Free Of Charges, Tyler Weinman Speaks Out About Moving On
MIAMI (CBS4) -Three weeks have passed since all of the charges were dropped against the 19-year-old accused of killing nineteen cats. In those weeks Tyler Weinman has tried to make sense of the 18 months he lost under house arrest.
"You know it still hasn't really hit me as I was telling you earlier. The whole last few weeks have just been a blur," Weinman told CBS4 News in his first one-on-one interview.
The simple act of being free to leave his home is a profound experience for Weinman. "You can walk outside and hold your head high and not have to worry that people are sitting around the corner going, `Oh that's the bad man,'" he explained.
Yet despite having the case against him tossed, Weinman knows there will always be individuals who believe he is guilty.
"Yeah, they can dwell on it, I'm just going to move forward from it and leave them in the dust," he said. .
Weinman's arrest in June of last year was international news. He was labeled a budding sociopath and psychoanalyzed at length by people who never met him.
"That's the thing that really bugs me the most is the way that things have been set up," he said. "Once you get called a sociopath you can't even walk a tight rope, there is no tight rope, you are free falling. "
Weinman's demeanor following his arrest puzzled many who watched the case. The seeming smirk that was often present during court appearances left observes to wonder if Weinman was taking the accusations seriously.
"People have said that I'm an old soul," he offered. "I've always said that, I'm more calm I'm not going to go off and do rowdy things."
Weinman's father, Doug, said he is amazed at how well his son handled the pressure for the last eighteen months.
"He's grown like you wouldn't believe," Doug Weinman said. "In my mind he wasn't ready to go on to life and now he's become so mature. He's actually handled it better than I did. I would actually get emotionally upset that the attorney for the prosecution would do something in court or the judge wouldn't give us a ruling I thought we were going to get and Tyler would say, `Just relax that's the way it's going to be' and `It's going to end when it ends and it is what it is,' and he was able to control his emotions which just amazed me."

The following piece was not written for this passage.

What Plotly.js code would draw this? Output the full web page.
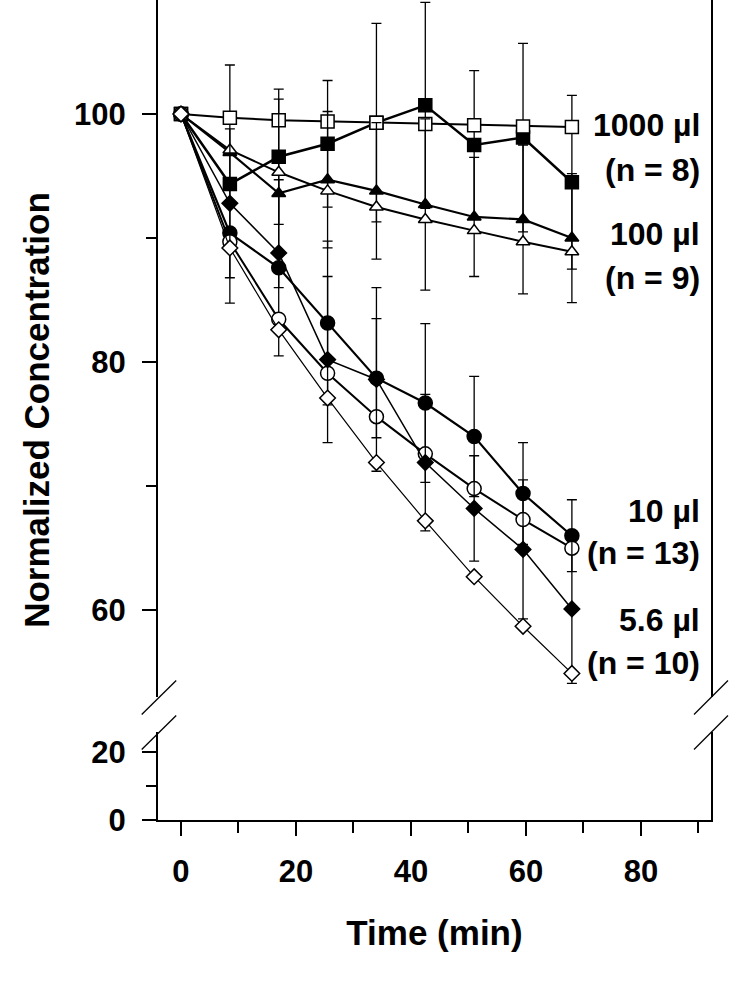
<!DOCTYPE html>
<html>
<head>
<meta charset="utf-8">
<script src="https://cdn.plot.ly/plotly-3.0.1.min.js"></script>
<style>
  html, body { margin: 0; padding: 0; background: #fff; }
  #chart { width: 756px; height: 984px; }
</style>
</head>
<body>
<div id="chart"></div>
<script>
// ---- data ----
const time = [0, 8.5, 17, 25.5, 34, 42.5, 51, 59.5, 68];

const sq1000Filled   = [100, 94.35, 96.55, 97.6, 99.3, 100.7, 97.5, 98.1, 94.5];
const sq1000FilledSD = [null, 9.6, 5.45, 5.1, 8.0, 8.3, 6.0, 7.6, 7.0];
const sq1000Open     = [100, 99.7, 99.5, 99.4, 99.3, 99.2, 99.1, 99.0, 98.95];

const tri100Filled   = [100, 96.9, 93.6, 94.7, 93.8, 92.7, 91.7, 91.5, 90.0];
const tri100FilledSD = [null, null, 7.6, 5.5, 5.5, 6.9, 4.8, 6.0, 5.2];
const tri100Open     = [100, 97.1, 95.3, 93.8, 92.5, 91.5, 90.6, 89.7, 88.9];

const circ10Filled   = [100, 90.4, 87.6, 83.15, 78.7, 76.7, 74.0, 69.4, 66.0];
const circ10FilledSD = [null, null, 7.1, 6.6, 4.8, 6.4, 4.85, 4.1, 2.9];
const circ10Open     = [100, 89.7, 83.45, 79.1, 75.6, 72.6, 69.8, 67.3, 65.0];

const dia56Filled    = [100, 92.8, 88.8, 80.2, 78.6, 71.9, 68.2, 64.9, 60.1];
const dia56FilledSD  = [null, 6.0, null, 6.7, 7.4, 5.5, 4.25, 5.6, 6.0];
const dia56Open      = [100, 89.2, 82.6, 77.1, 71.9, 67.2, 62.7, 58.7, 54.9];

const groupLabels = ["1000 µl", "(n = 8)", "100 µl", "(n = 9)", "10 µl", "(n = 13)", "5.6 µl", "(n = 10)"];
const labelY      = [99.1, 95.5, 90.35, 86.8, 68.0, 64.6, 59.2, 55.75];

const xTitle = "Time (min)";
const yTitle = "Normalized Concentration";

// ---- styling helpers ----
const FONT = "Liberation Sans, Arial, Helvetica, sans-serif";
const nanify = a => a.map(v => (v === null ? NaN : v));

function series(y, sd, symbol, size, filled, lineWidth) {
  const t = {
    type: "scatter", mode: "lines+markers",
    x: time, y: y, xaxis: "x", yaxis: "y2",
    line: { color: "#000", width: lineWidth },
    marker: {
      symbol: symbol, size: size,
      color: filled ? "#000" : "#fff",
      line: { color: "#000", width: 1.5 }
    },
    showlegend: false, hoverinfo: "x+y"
  };
  if (sd) {
    t.error_y = { type: "data", array: nanify(sd), visible: true,
                  color: "#000", thickness: 1.3, width: 5 };
  }
  return t;
}

const traces = [
  // empty carrier so the lower (0-26) panel and its x axis are drawn
  { type: "scatter", mode: "markers", x: [null], y: [null], xaxis: "x", yaxis: "y",
    showlegend: false, hoverinfo: "skip" },
  series(sq1000Filled, sq1000FilledSD, "square", 13, true, 2.5),
  series(sq1000Open, null, "square", 13, false, 2),
  series(tri100Filled, tri100FilledSD, "triangle-up", 12, true, 2.2),
  series(tri100Open, null, "triangle-up", 12, false, 2),
  series(circ10Filled, circ10FilledSD, "circle", 14, true, 2.2),
  series(circ10Open, null, "circle", 14, false, 2),
  series(dia56Filled, dia56FilledSD, "diamond", 12, true, 1.5),
  series(dia56Open, null, "diamond", 12, false, 1.2),
  // carrier for the full-height y title
  { type: "scatter", mode: "markers", x: [null], y: [null], xaxis: "x", yaxis: "y3",
    showlegend: false, hoverinfo: "skip" }
];

// plot area in px: left 158, right 711, top 0, bottom 820
const L = 158, R = 711, B = 820, W = 756, H = 984;
const pw = R - L, ph = B;
const px = v => (v - L) / pw;
const py = v => (B - v) / ph;

const axisCommon = {
  showline: true, linecolor: "#000", linewidth: 2,
  ticks: "outside", ticklen: 14, tickwidth: 2, tickcolor: "#000",
  showgrid: false, zeroline: false,
  tickfont: { family: FONT, size: 31, color: "#000", weight: "bold" }
};

function brk(x0, y0, x1, y1) {
  return { type: "line", xref: "paper", yref: "paper",
           x0: px(x0), y0: py(y0), x1: px(x1), y1: py(y1),
           line: { color: "#000", width: 1.3 } };
}

const annotations = groupLabels.map((txt, i) => ({
  text: txt, xref: "x", yref: "y2", x: 90.6, y: labelY[i],
  xanchor: "right", yanchor: "middle", showarrow: false,
  font: { family: FONT, size: 32, color: "#000", weight: "bold" }
}));

const layout = {
  width: W, height: H,
  margin: { l: L, r: W - R, t: 0, b: H - B, pad: 0 },
  paper_bgcolor: "#fff", plot_bgcolor: "rgba(0,0,0,0)",
  showlegend: false,
  xaxis: Object.assign({}, axisCommon, {
    anchor: "y", range: [-4, 92.2], tick0: 0, dtick: 20,
    minor: { dtick: 10, tick0: 0, ticks: "outside", ticklen: 11, tickwidth: 2, tickcolor: "#000" },
    ticklabelstandoff: 9,
    title: { text: xTitle, standoff: 32,
             font: { family: FONT, size: 35, color: "#000", weight: "bold" } }
  }),
  yaxis: Object.assign({}, axisCommon, {
    anchor: "x", domain: [0, py(732)], range: [0, 25.9], tick0: 0, dtick: 20,
    mirror: true, ticklabelstandoff: 10,
    minor: { dtick: 10, tick0: 0, ticks: "outside", ticklen: 10, tickwidth: 2, tickcolor: "#000" }
  }),
  yaxis2: Object.assign({}, axisCommon, {
    anchor: "x", domain: [py(697), 1], range: [53, 109.19], tick0: 0, dtick: 20,
    mirror: true, ticklabelstandoff: 10,
    minor: { dtick: 10, tick0: 0, ticks: "outside", ticklen: 10, tickwidth: 2, tickcolor: "#000" }
  }),
  yaxis3: {
    anchor: "free", position: 0, domain: [0, 1], range: [0, 1],
    showline: false, showgrid: false, zeroline: false, ticks: "",
    showticklabels: false, fixedrange: true,
    title: { text: yTitle, standoff: 96,
             font: { family: FONT, size: 35, color: "#000", weight: "bold" } }
  },
  shapes: [
    brk(141.7, 714.5, 176.2, 680.5),
    brk(141.7, 749.5, 176.2, 715.5),
    brk(694, 714.5, 728, 680.5),
    brk(694, 749.5, 728, 715.5)
  ],
  annotations: annotations
};

Plotly.newPlot("chart", traces, layout, { displayModeBar: false, staticPlot: true });
</script>
</body>
</html>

Even now, watching him in his father's home, surrounded by his step mother's cats, you can't help but study the way he interacts with them. A pet theory of investigators was that Weinman targeted cats as a way of lashing out at his step mother, who obviously loved cats.
"People are just dying to draw conclusions and think that they are the genius to solve the puzzle and come up with all of this amateur psychoanalysis stuff," Weinman said. "One thing that I learned is that the people, who have actually gotten to know Tyler, know me, have been there for me. They've supported me the whole way. All those people who really know me have been there the entire time; they've been by my side."

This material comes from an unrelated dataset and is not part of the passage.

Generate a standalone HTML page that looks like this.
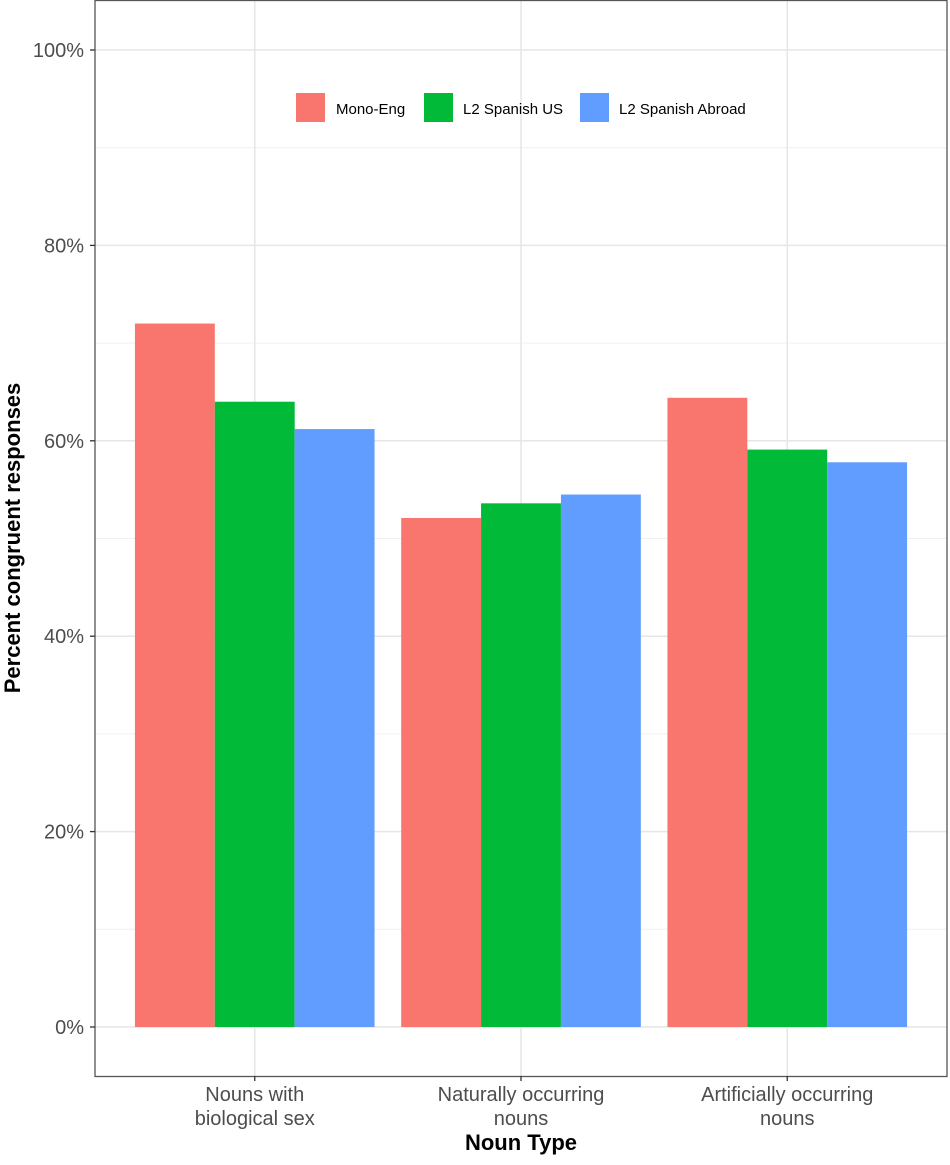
<!DOCTYPE html>
<html><head><meta charset="utf-8"><style>
body{margin:0;background:#fff;}
svg text{font-family:"Liberation Sans",Arial,sans-serif;}
</style></head><body>
<svg id="chart" width="950" height="1160" xmlns="http://www.w3.org/2000/svg">
<rect width="950" height="1160" fill="#fff"/>
<g id="grid"></g>
<g id="bars"></g>
<rect x="95" y="0.5" width="852" height="1076" fill="none" stroke="#555" stroke-width="1.3"/>
<g id="axes"></g>
<text x="20" y="538" transform="rotate(-90 20 538)" text-anchor="middle" font-size="22" font-weight="bold" fill="#000">Percent congruent responses</text>
<text x="521" y="1150" text-anchor="middle" font-size="22" font-weight="bold" fill="#000">Noun Type</text>
<g>
<rect x="296" y="93" width="29" height="29" fill="#F8766D"/>
<text x="336" y="114" font-size="15" fill="#000">Mono-Eng</text>
<rect x="424" y="93" width="29" height="29" fill="#00BA38"/>
<text x="463" y="114" font-size="15" fill="#000">L2 Spanish US</text>
<rect x="580" y="93" width="29" height="29" fill="#619CFF"/>
<text x="619" y="114" font-size="15" fill="#000">L2 Spanish Abroad</text>
</g>
</svg>
<script>
const categories = [["Nouns with","biological sex"],["Naturally occurring","nouns"],["Artificially occurring","nouns"]];
const seriesNames = ["Mono-Eng","L2 Spanish US","L2 Spanish Abroad"];
const monoEng = [72.0, 52.1, 64.4];
const l2SpanishUS = [64.0, 53.6, 59.1];
const l2SpanishAbroad = [61.2, 54.5, 57.8];
const yTicks = [0,20,40,60,80,100];
const yTickLabels = ["0%","20%","40%","60%","80%","100%"];

const colors = ["#F8766D","#00BA38","#619CFF"];
const series = [monoEng,l2SpanishUS,l2SpanishAbroad];
const NS="http://www.w3.org/2000/svg";
const x0=95, x1=947, unit=(x1-x0)/3.2;
const y = v => 1027 - v*9.77;
const xc = i => x0 + (0.6+i)*unit;
const barW = unit*0.9/3;
function mk(tag, attrs, parent){const e=document.createElementNS(NS,tag);for(const k in attrs)e.setAttribute(k,attrs[k]);parent.appendChild(e);return e;}
const grid=document.getElementById('grid'), bars=document.getElementById('bars'), axes=document.getElementById('axes');
for(let i=0;i<yTicks.length-1;i++){
  const v=(yTicks[i]+yTicks[i+1])/2;
  const l=mk('line',{x1:x0,x2:x1,y1:y(v),y2:y(v),stroke:'#f0f0f0','stroke-width':1},grid);
  
  
}
yTicks.forEach((v,i)=>{
  const l=mk('line',{x1:x0,x2:x1,y1:y(v),y2:y(v),stroke:'#e6e6e6','stroke-width':1.5},grid);
  
  
  const t=mk('line',{x1:x0-5,x2:x0,y1:y(v),y2:y(v),stroke:'#333','stroke-width':1.3},axes);
  
  
  const tx=mk('text',{x:x0-11,y:y(v)+7,'text-anchor':'end','font-size':20,fill:'#4d4d4d'},axes);
  tx.textContent=yTickLabels[i];
  
  
});
categories.forEach((c,i)=>{
  const l=mk('line',{x1:xc(i),x2:xc(i),y1:0,y2:1076,stroke:'#e6e6e6','stroke-width':1.5},grid);
  
  
  const t=mk('line',{x1:xc(i),x2:xc(i),y1:1076,y2:1081,stroke:'#333','stroke-width':1.3},axes);
  
  
  c.forEach((line,j)=>{
    const tx=mk('text',{x:xc(i),y:1101+j*24,'text-anchor':'middle','font-size':20,fill:'#4d4d4d'},axes);
    tx.textContent=line;
    
    
  });
  series.forEach((s,k)=>{
    const bx=xc(i)-1.5*barW+k*barW;
    const r=mk('rect',{x:bx,y:y(s[i]),width:barW,height:y(0)-y(s[i]),fill:colors[k]},bars);
    
    
  });
});
</script>
</body></html>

Weinman fights back tears as he talks admitting that his emotions have started to get the best of him.
"I haven't begun to understand it," he said of his experience. "The entirety of everything; It's not just one thing it's everything."
He said his family endured hate mail and death threats and his mother was forced to move out of her home soon after he was arrested.
Prosecutors abandoned their case against Weinman last month when it was scientifically determined at least eight of the cats were actually killed by dogs. The bodies of the other 11 were destroyed and couldn't be properly tested.
Weinman denied he has ever harmed a cat.
"I love them," he said. "I feel bad when you accidentally bump into them the wrong way."
On the day we met with Weinman, he had just wrapped up a meeting with documentary filmmaker Billy Corben -- the filmmaker behind Cocaine Cowboys is thinking of turning his lens on the botched cat killer case.
Weinman and his family are also interviewing civil attorneys from around the country in anticipation of what will likely be a multi-million dollar lawsuit against the police and prosecutors for wrongful arrest.
At 19, Weinman's immediate plans are more modest.
"I want to go get a nice regular college experience, as regular as things can be for me now," he said, adding he wants to study electrical engineering.
Asked if he planned on staying in South Florida, Weinman responded, "No, I want to get out of Miami."